**Stated goal:** Without including the pictures, copy out every line below.

** START **

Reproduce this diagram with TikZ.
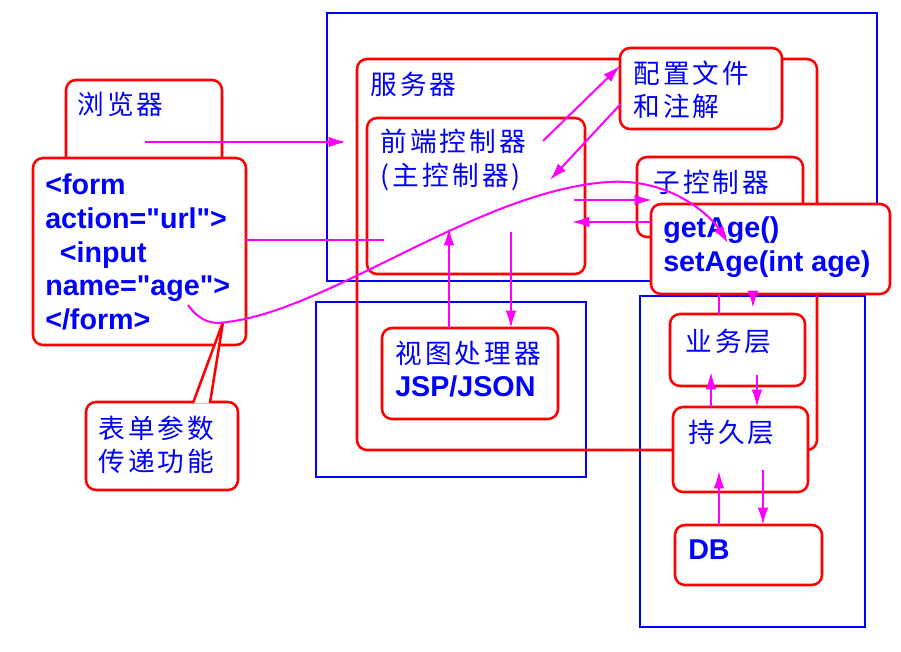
\documentclass[tikz,border=0pt]{standalone}
\usepackage{fontspec}
\newfontfamily\cjk[LetterSpace=12]{Noto Sans CJK SC}
\newfontfamily\codefont{Liberation Sans}
\usetikzlibrary{calc}
\usetikzlibrary{arrows.meta}

\definecolor{flowpink}{RGB}{255,0,255}
\tikzset{
  box/.style={draw=red, line width=1.9pt, rounded corners=7.5pt, fill=white,
    inner sep=0pt, outer sep=0pt, anchor=north west},
  bframe/.style={draw=blue, line width=1.8pt, inner sep=0pt, outer sep=0pt,
    anchor=north west},
  sz/.style 2 args={minimum width=#1*0.75pt, minimum height=#2*0.75pt},
  cn/.style={text=blue, font=\cjk\fontsize{20}{25}\selectfont, anchor=west,
    inner sep=0pt, align=left},
  code/.style={text=blue, font=\codefont\bfseries\fontsize{21.5}{25.3}\selectfont,
    anchor=west, inner sep=0pt, align=left},
  flow/.style={draw=flowpink, line width=1.5pt},
  arr/.style={flow, -{Latex[length=13pt,width=8pt]}},
}

\begin{document}
\begin{tikzpicture}[x=0.75pt,y=-0.75pt]
  \useasboundingbox (0,0) rectangle (901,651);

  % blue frames
  \node[bframe, sz={550}{268}] (bsrv) at (327,13) {};
  \node[bframe, sz={270}{175}] (bview) at (316,302) {};
  \node[bframe, sz={225}{331}] (bbiz) at (640,296) {};

  % red boxes
  \node[box, sz={156}{120}] (browser) at (66,80) {};
  \node[box, sz={213}{187}] (form) at (33,158) {};
  \node[box, fill=none, sz={460}{391}] (server) at (357,59) {};
  \node[box, sz={218}{156}] (front) at (367,118) {};
  \node[box, sz={162}{81}] (cfg) at (620,48) {};
  \node[box, sz={166}{80}] (sub) at (637,157) {};
  \node[box, sz={239}{90}] (bean) at (651,204) {};
  \node[box, sz={176}{91}] (view) at (382,328) {};
  \node[box, sz={135}{72}] (biz) at (670,314) {};
  \node[box, sz={135}{85}] (dao) at (673,407) {};
  \node[box, sz={147}{60}] (db) at (675,525) {};
  \node[box, sz={152}{88}] (note) at (86,402) {};

  % callout pointer
  \coordinate (tip) at (223,322);
  \filldraw[draw=red, fill=white, line width=1.9pt]
    ($(note.north west)+(107,1)$) -- (tip) -- ($(note.north west)+(124,1)$);

  % texts
  \node[cn] (tbrowser) at (77,104) {浏览器};
  \node[code] (tform) at (45,252)
    {<form\\action="url">\\\hspace*{11pt}<input\\name="age">\\</form>};
  \node[cn] (tserver) at (370,84) {服务器};
  \node[cn] (tfront) at (380,160) {前端控制器\\(主控制器)};
  \node[cn] (tcfg) at (633,89.5) {配置文件\\和注解};
  \node[cn] (tsub) at (653,182) {子控制器};
  \node[code] (tbean) at (663,247) {getAge()\\setAge(int age)};
  \node[cn] (tview) at (395,353) {视图处理器};
  \node[code] (tjsp) at (395,386) {JSP/JSON};
  \node[cn] (tbiz) at (685,341) {业务层};
  \node[cn] (tdao) at (688,432) {持久层};
  \node[code] (tdb) at (688,550) {DB};
  \node[cn] (tnote) at (98,445) {表单参数\\传递功能};

  % free ends
  \coordinate (p1) at (145,142);
  \coordinate (p2) at (346,142);
  \coordinate (p3) at (384,240);
  \coordinate (p4) at (543,141);
  \coordinate (p5) at (550,180);
  \coordinate (p6) at (574,200);
  \coordinate (p7) at (652,200);
  \coordinate (p8) at (572,222);
  \coordinate (p9) at (449,228);
  \coordinate (p10) at (511,232);
  \coordinate (q1) at (719,300);
  \coordinate (q2) at (753,308);
  \coordinate (q3) at (711,372);
  \coordinate (q4) at (757,375);
  \coordinate (q5) at (719,471);
  \coordinate (q6) at (763,470);
  \coordinate (age) at (188,305);
  \coordinate (tgt) at (728,243);

  % connectors
  \draw[arr] (p1) -- (p2);
  \draw[flow] (form.east |- p3) -- (p3);
  \draw[arr] (p4) -- ($(cfg.north west)!0.22!(cfg.south west)$);
  \draw[arr] ($(cfg.north west)!0.7!(cfg.south west)$) -- (p5);
  \draw[arr] (p6) -- (p7);
  \draw[arr] (bean.west |- p8) -- (p8);
  \draw[arr] (p9 |- view.north) -- (p9);
  \draw[arr] (p10) -- (p10 |- view.north);
  \draw[flow] (q1 |- bean.south) -- (q1 |- biz.north);
  \draw[arr] (q2 |- bean.south) -- (q2);
  \draw[arr] (q3 |- dao.north) -- (q3);
  \draw[arr] (q4) -- (q4 |- dao.north);
  \draw[arr] (q5 |- db.north) -- (q5);
  \draw[arr] (q6) -- (q6 |- db.north);

  % form parameter to bean
  \draw[arr] (age) .. controls (200,322) and (214,325) .. (227,322)
    .. controls (330,310) and (480,190) .. (609,182)
    .. controls (670,178) and (710,215) .. (tgt);
\end{tikzpicture}
\end{document}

** END **

**Answer to this task:**
Reproduce this diagram with TikZ.
\documentclass[tikz,border=0pt]{standalone}
\usepackage{fontspec}
\newfontfamily\cjk[LetterSpace=12]{Noto Sans CJK SC}
\newfontfamily\codefont{Liberation Sans}
\usetikzlibrary{calc}
\usetikzlibrary{arrows.meta}

\definecolor{flowpink}{RGB}{255,0,255}
\tikzset{
  box/.style={draw=red, line width=1.9pt, rounded corners=7.5pt, fill=white,
    inner sep=0pt, outer sep=0pt, anchor=north west},
  bframe/.style={draw=blue, line width=1.8pt, inner sep=0pt, outer sep=0pt,
    anchor=north west},
  sz/.style 2 args={minimum width=#1*0.75pt, minimum height=#2*0.75pt},
  cn/.style={text=blue, font=\cjk\fontsize{20}{25}\selectfont, anchor=west,
    inner sep=0pt, align=left},
  code/.style={text=blue, font=\codefont\bfseries\fontsize{21.5}{25.3}\selectfont,
    anchor=west, inner sep=0pt, align=left},
  flow/.style={draw=flowpink, line width=1.5pt},
  arr/.style={flow, -{Latex[length=13pt,width=8pt]}},
}

\begin{document}
\begin{tikzpicture}[x=0.75pt,y=-0.75pt]
  \useasboundingbox (0,0) rectangle (901,651);

  % blue frames
  \node[bframe, sz={550}{268}] (bsrv) at (327,13) {};
  \node[bframe, sz={270}{175}] (bview) at (316,302) {};
  \node[bframe, sz={225}{331}] (bbiz) at (640,296) {};

  % red boxes
  \node[box, sz={156}{120}] (browser) at (66,80) {};
  \node[box, sz={213}{187}] (form) at (33,158) {};
  \node[box, fill=none, sz={460}{391}] (server) at (357,59) {};
  \node[box, sz={218}{156}] (front) at (367,118) {};
  \node[box, sz={162}{81}] (cfg) at (620,48) {};
  \node[box, sz={166}{80}] (sub) at (637,157) {};
  \node[box, sz={239}{90}] (bean) at (651,204) {};
  \node[box, sz={176}{91}] (view) at (382,328) {};
  \node[box, sz={135}{72}] (biz) at (670,314) {};
  \node[box, sz={135}{85}] (dao) at (673,407) {};
  \node[box, sz={147}{60}] (db) at (675,525) {};
  \node[box, sz={152}{88}] (note) at (86,402) {};

  % callout pointer
  \coordinate (tip) at (223,322);
  \filldraw[draw=red, fill=white, line width=1.9pt]
    ($(note.north west)+(107,1)$) -- (tip) -- ($(note.north west)+(124,1)$);

  % texts
  \node[cn] (tbrowser) at (77,104) {浏览器};
  \node[code] (tform) at (45,252)
    {<form\\action="url">\\\hspace*{11pt}<input\\name="age">\\</form>};
  \node[cn] (tserver) at (370,84) {服务器};
  \node[cn] (tfront) at (380,160) {前端控制器\\(主控制器)};
  \node[cn] (tcfg) at (633,89.5) {配置文件\\和注解};
  \node[cn] (tsub) at (653,182) {子控制器};
  \node[code] (tbean) at (663,247) {getAge()\\setAge(int age)};
  \node[cn] (tview) at (395,353) {视图处理器};
  \node[code] (tjsp) at (395,386) {JSP/JSON};
  \node[cn] (tbiz) at (685,341) {业务层};
  \node[cn] (tdao) at (688,432) {持久层};
  \node[code] (tdb) at (688,550) {DB};
  \node[cn] (tnote) at (98,445) {表单参数\\传递功能};

  % free ends
  \coordinate (p1) at (145,142);
  \coordinate (p2) at (346,142);
  \coordinate (p3) at (384,240);
  \coordinate (p4) at (543,141);
  \coordinate (p5) at (550,180);
  \coordinate (p6) at (574,200);
  \coordinate (p7) at (652,200);
  \coordinate (p8) at (572,222);
  \coordinate (p9) at (449,228);
  \coordinate (p10) at (511,232);
  \coordinate (q1) at (719,300);
  \coordinate (q2) at (753,308);
  \coordinate (q3) at (711,372);
  \coordinate (q4) at (757,375);
  \coordinate (q5) at (719,471);
  \coordinate (q6) at (763,470);
  \coordinate (age) at (188,305);
  \coordinate (tgt) at (728,243);

  % connectors
  \draw[arr] (p1) -- (p2);
  \draw[flow] (form.east |- p3) -- (p3);
  \draw[arr] (p4) -- ($(cfg.north west)!0.22!(cfg.south west)$);
  \draw[arr] ($(cfg.north west)!0.7!(cfg.south west)$) -- (p5);
  \draw[arr] (p6) -- (p7);
  \draw[arr] (bean.west |- p8) -- (p8);
  \draw[arr] (p9 |- view.north) -- (p9);
  \draw[arr] (p10) -- (p10 |- view.north);
  \draw[flow] (q1 |- bean.south) -- (q1 |- biz.north);
  \draw[arr] (q2 |- bean.south) -- (q2);
  \draw[arr] (q3 |- dao.north) -- (q3);
  \draw[arr] (q4) -- (q4 |- dao.north);
  \draw[arr] (q5 |- db.north) -- (q5);
  \draw[arr] (q6) -- (q6 |- db.north);

  % form parameter to bean
  \draw[arr] (age) .. controls (200,322) and (214,325) .. (227,322)
    .. controls (330,310) and (480,190) .. (609,182)
    .. controls (670,178) and (710,215) .. (tgt);
\end{tikzpicture}
\end{document}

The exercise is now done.